After a few weeks of traveling, it’s so good to be back! I just spent two weeks in Italy and another in Morocco and though the backup of work and jetlag has been much harder to get over than I expected, it was completely worth it to get away from the daily grind and explore.
This visit to Italy was very different for me — I spent a lot more time in museums and of course, everything the Italians do is on another level. The sheer amount of art to take in can be absolutely overwhelming. When you’re faced with hundreds of busts and oil paintings in a single museum and then, oh, there’s a Michelangelo masterpiece in the next room over, it can be a visual overload.
I lost count of the number of museums and churches and ruins we visited over the course of those 21 days away but one piece of art stands out most in my mind: the Colossus of Constantine.

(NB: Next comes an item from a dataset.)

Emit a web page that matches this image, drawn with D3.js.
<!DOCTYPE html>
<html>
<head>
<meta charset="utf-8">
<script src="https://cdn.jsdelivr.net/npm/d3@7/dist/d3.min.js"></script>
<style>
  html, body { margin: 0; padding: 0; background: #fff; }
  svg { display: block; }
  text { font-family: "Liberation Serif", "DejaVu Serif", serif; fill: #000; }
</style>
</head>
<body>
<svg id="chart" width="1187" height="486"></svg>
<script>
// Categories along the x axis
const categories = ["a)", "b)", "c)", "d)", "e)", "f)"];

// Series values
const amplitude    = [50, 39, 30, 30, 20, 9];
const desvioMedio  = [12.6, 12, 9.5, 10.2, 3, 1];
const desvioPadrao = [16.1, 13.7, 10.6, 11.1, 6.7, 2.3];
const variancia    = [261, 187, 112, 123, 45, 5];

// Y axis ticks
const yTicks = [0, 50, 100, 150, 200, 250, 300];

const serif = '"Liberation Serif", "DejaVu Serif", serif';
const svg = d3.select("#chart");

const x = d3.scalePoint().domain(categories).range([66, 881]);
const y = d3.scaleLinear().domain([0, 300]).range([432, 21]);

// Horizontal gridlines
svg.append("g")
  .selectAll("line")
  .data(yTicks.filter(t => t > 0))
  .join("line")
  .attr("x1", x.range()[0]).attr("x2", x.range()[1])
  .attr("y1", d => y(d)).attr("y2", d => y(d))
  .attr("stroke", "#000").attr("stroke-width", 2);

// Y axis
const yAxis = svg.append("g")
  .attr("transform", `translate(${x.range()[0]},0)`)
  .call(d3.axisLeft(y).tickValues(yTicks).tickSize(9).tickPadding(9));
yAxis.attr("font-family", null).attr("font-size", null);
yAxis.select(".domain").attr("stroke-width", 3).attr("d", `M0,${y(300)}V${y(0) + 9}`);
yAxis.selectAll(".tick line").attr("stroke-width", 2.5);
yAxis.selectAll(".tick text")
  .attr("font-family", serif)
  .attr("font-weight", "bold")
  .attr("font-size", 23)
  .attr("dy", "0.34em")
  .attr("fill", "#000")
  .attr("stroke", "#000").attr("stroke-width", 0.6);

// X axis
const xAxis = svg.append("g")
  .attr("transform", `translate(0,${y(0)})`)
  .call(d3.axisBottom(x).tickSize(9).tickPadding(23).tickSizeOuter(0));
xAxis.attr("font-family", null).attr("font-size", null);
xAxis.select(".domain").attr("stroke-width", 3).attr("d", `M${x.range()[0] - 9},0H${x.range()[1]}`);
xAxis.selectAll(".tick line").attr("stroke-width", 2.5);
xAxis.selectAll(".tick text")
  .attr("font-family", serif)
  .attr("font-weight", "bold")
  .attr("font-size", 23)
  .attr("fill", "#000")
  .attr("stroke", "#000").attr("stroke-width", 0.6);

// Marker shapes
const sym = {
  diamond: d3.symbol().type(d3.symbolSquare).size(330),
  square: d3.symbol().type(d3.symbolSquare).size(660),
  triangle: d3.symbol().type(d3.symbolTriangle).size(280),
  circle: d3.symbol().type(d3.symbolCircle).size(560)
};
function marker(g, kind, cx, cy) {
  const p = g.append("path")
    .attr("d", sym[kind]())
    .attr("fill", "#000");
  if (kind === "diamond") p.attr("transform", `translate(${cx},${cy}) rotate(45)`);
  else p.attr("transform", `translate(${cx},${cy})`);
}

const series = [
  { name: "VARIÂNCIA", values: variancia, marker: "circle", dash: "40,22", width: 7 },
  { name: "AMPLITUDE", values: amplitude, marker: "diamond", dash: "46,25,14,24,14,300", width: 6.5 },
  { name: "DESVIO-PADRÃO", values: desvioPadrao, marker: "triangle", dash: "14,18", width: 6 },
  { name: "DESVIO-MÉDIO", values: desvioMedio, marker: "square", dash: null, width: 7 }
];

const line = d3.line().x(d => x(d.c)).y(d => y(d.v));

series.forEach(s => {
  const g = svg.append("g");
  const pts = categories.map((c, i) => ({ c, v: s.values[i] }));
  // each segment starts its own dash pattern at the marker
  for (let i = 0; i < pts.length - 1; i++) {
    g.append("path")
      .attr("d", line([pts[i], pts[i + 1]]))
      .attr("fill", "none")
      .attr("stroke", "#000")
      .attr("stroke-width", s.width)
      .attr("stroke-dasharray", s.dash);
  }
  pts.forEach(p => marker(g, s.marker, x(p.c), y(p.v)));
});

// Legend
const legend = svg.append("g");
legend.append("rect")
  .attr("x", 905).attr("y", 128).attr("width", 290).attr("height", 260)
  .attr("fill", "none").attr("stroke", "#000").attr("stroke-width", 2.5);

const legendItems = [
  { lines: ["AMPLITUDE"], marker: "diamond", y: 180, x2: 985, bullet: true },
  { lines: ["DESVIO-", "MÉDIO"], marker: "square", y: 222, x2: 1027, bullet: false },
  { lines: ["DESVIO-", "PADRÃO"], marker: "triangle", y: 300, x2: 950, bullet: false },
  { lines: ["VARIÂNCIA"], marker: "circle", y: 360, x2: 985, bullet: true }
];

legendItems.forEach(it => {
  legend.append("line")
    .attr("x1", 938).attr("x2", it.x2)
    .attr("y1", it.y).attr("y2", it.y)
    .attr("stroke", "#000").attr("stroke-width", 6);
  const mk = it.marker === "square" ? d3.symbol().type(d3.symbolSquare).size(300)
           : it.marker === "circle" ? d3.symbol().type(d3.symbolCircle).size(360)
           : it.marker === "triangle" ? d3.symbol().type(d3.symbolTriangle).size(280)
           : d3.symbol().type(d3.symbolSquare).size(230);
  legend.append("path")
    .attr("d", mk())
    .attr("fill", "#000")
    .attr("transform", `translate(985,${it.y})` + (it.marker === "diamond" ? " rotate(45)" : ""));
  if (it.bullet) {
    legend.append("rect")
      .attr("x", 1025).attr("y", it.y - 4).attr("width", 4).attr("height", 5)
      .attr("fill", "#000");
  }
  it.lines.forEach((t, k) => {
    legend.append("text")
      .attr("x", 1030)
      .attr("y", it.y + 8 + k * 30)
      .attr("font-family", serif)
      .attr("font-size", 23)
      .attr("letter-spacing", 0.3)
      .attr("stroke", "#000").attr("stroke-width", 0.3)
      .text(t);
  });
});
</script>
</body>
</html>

Located right inside the Capitoline Museums in Rome, I was completely awestruck by its sheer size. It looks large in photos but in person? You really wonder how such a massive piece of art was even carved.
Constantine the Great (how’s that for a title?!) was a Roman emperor and as such, it was totally normal to have a 40 foot high statue of himself carved from white marble and bronze with a brick core.
When I saw Constantine, I wondered how he ended up in pieces. The theory is that the most valuable bronze cast portions of his body were pillaged during the Late Antiquity era. The remaining marble fragments you see here weren’t rediscovered until the late 1400s.
Even in his imperfect state, Constantine still has a massive visual impact.